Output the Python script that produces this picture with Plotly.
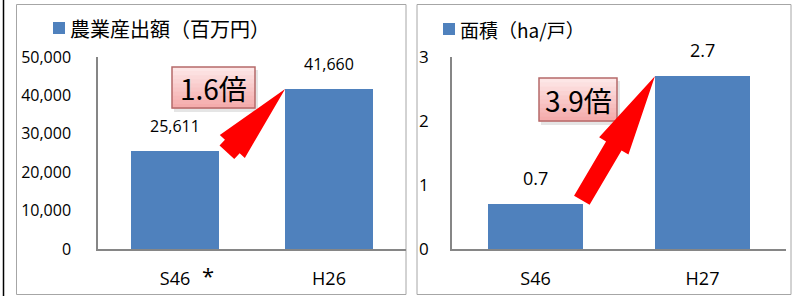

...

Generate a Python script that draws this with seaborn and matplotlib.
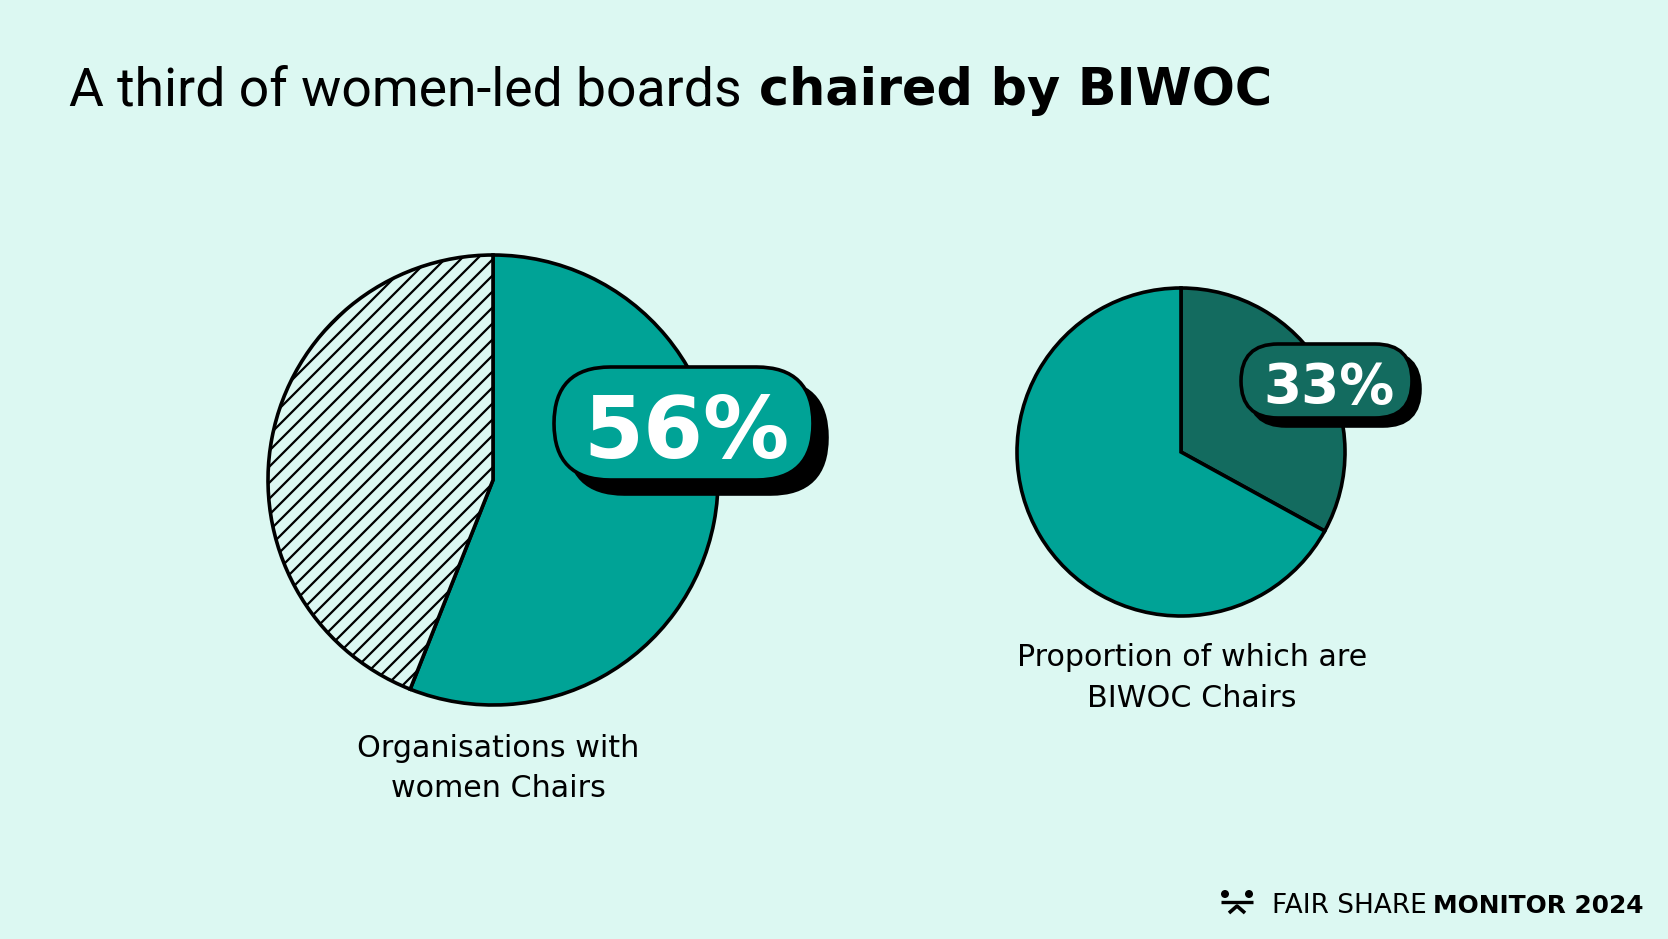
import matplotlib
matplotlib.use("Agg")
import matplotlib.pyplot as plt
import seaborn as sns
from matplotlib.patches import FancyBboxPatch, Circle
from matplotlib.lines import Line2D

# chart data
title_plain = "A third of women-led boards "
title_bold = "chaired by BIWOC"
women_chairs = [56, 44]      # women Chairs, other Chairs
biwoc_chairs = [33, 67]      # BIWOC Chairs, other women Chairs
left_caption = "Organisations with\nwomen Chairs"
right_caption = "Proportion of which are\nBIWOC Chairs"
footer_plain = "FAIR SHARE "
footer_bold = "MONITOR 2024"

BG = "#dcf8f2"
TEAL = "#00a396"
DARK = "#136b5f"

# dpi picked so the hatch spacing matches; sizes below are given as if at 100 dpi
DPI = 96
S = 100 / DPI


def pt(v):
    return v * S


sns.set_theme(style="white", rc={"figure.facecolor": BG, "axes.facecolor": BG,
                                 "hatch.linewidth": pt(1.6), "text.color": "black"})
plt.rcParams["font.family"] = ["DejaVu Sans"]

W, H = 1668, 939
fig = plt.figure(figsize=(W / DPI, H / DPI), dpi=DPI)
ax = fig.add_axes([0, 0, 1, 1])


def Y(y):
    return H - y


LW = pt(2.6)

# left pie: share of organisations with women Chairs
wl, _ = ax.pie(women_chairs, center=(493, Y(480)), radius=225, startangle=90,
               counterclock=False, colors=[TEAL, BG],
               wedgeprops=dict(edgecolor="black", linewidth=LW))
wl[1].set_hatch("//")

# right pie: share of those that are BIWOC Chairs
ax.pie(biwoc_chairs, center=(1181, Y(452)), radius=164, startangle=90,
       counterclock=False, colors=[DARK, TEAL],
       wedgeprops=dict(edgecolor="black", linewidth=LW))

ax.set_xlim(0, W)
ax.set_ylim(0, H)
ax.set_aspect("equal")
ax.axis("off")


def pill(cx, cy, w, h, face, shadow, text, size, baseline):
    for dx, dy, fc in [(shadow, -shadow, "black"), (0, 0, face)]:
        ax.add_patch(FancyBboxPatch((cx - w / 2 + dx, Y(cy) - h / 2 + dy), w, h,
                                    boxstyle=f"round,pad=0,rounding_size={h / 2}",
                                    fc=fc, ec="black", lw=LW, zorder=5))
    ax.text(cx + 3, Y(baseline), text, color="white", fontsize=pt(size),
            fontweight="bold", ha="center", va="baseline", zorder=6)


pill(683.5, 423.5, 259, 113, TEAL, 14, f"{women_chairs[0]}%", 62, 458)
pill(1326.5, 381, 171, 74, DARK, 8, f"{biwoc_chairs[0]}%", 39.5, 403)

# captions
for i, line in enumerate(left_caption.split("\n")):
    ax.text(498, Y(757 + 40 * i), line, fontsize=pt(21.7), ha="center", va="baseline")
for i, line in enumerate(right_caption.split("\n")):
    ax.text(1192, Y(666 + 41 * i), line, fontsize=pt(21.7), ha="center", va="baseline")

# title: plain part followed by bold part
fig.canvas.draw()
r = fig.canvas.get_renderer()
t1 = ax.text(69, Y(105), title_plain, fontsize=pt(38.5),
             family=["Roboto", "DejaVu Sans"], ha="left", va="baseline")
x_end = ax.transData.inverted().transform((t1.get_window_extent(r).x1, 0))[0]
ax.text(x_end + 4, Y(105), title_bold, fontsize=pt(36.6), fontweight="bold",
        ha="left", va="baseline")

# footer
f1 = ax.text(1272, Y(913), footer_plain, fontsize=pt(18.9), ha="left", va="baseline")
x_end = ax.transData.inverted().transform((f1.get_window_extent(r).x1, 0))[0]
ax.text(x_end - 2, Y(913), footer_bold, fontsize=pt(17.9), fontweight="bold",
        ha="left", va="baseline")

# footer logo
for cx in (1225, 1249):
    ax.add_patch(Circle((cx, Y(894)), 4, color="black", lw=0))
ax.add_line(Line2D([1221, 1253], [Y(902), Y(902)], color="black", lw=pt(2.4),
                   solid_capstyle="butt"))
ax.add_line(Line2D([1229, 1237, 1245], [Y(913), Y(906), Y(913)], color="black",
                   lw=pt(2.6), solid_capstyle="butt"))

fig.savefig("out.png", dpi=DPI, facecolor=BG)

==

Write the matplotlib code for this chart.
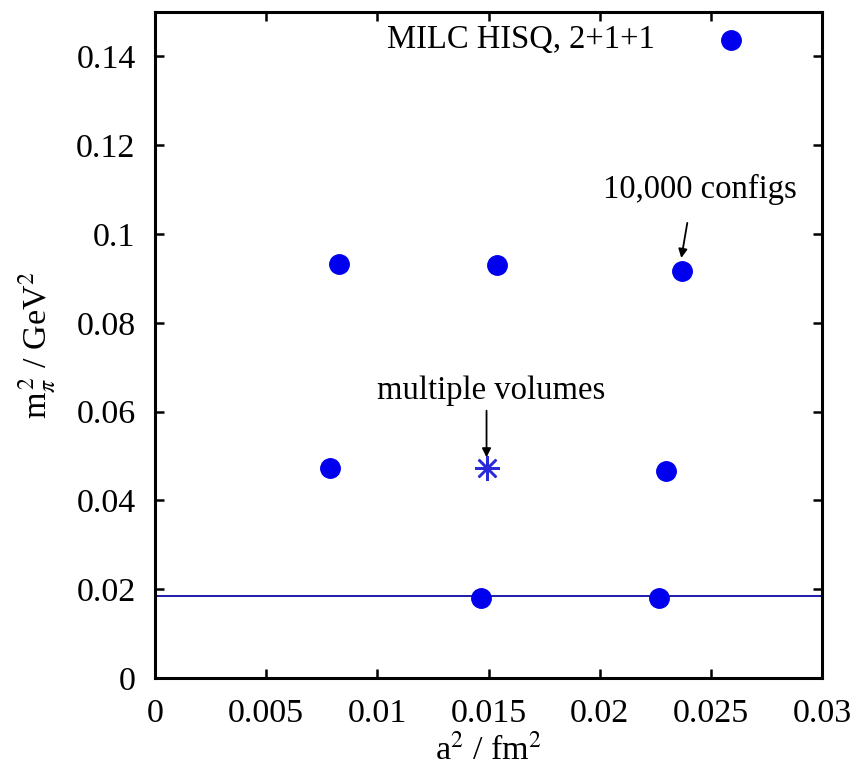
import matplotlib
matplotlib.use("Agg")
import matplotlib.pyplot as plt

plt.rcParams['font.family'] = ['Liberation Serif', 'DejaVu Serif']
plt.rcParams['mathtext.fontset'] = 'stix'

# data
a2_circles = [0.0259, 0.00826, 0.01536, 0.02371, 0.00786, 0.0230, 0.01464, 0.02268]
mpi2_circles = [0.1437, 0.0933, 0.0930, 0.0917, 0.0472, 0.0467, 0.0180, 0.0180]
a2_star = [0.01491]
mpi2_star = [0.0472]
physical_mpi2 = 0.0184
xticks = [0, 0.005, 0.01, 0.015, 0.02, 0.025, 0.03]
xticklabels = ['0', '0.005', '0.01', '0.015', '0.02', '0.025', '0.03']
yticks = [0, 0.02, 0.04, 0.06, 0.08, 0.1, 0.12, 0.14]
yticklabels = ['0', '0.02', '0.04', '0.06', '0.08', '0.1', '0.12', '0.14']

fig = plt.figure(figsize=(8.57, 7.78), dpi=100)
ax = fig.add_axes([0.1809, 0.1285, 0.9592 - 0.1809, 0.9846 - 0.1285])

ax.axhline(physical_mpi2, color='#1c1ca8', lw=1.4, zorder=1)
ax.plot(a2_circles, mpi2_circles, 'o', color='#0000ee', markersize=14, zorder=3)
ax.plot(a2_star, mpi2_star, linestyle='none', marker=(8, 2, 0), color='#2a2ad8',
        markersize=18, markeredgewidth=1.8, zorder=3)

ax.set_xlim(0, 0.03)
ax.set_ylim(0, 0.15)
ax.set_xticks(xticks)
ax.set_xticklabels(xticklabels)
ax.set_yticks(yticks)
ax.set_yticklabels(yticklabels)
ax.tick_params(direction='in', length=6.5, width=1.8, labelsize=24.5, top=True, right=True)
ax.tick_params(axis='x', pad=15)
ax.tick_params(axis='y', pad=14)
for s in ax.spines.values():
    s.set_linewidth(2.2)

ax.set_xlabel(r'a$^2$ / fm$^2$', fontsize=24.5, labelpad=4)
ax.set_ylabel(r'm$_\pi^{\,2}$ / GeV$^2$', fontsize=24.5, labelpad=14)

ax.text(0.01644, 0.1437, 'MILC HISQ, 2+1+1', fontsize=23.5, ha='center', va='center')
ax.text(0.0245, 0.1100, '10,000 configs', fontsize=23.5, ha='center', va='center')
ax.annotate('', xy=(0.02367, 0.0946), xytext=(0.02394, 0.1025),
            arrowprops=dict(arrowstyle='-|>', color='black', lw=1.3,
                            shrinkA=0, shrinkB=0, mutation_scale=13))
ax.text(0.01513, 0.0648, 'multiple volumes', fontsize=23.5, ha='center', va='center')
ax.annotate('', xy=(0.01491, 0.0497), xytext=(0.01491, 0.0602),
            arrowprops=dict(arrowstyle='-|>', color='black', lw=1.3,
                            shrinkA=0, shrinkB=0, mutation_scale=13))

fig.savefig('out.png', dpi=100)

● What to do
Return every line of the preceding records in which the word "this" appears.

● Problem solution
Output the Python script that produces this picture with Plotly.
Generate a Python script that draws this with seaborn and matplotlib.
Write the matplotlib code for this chart.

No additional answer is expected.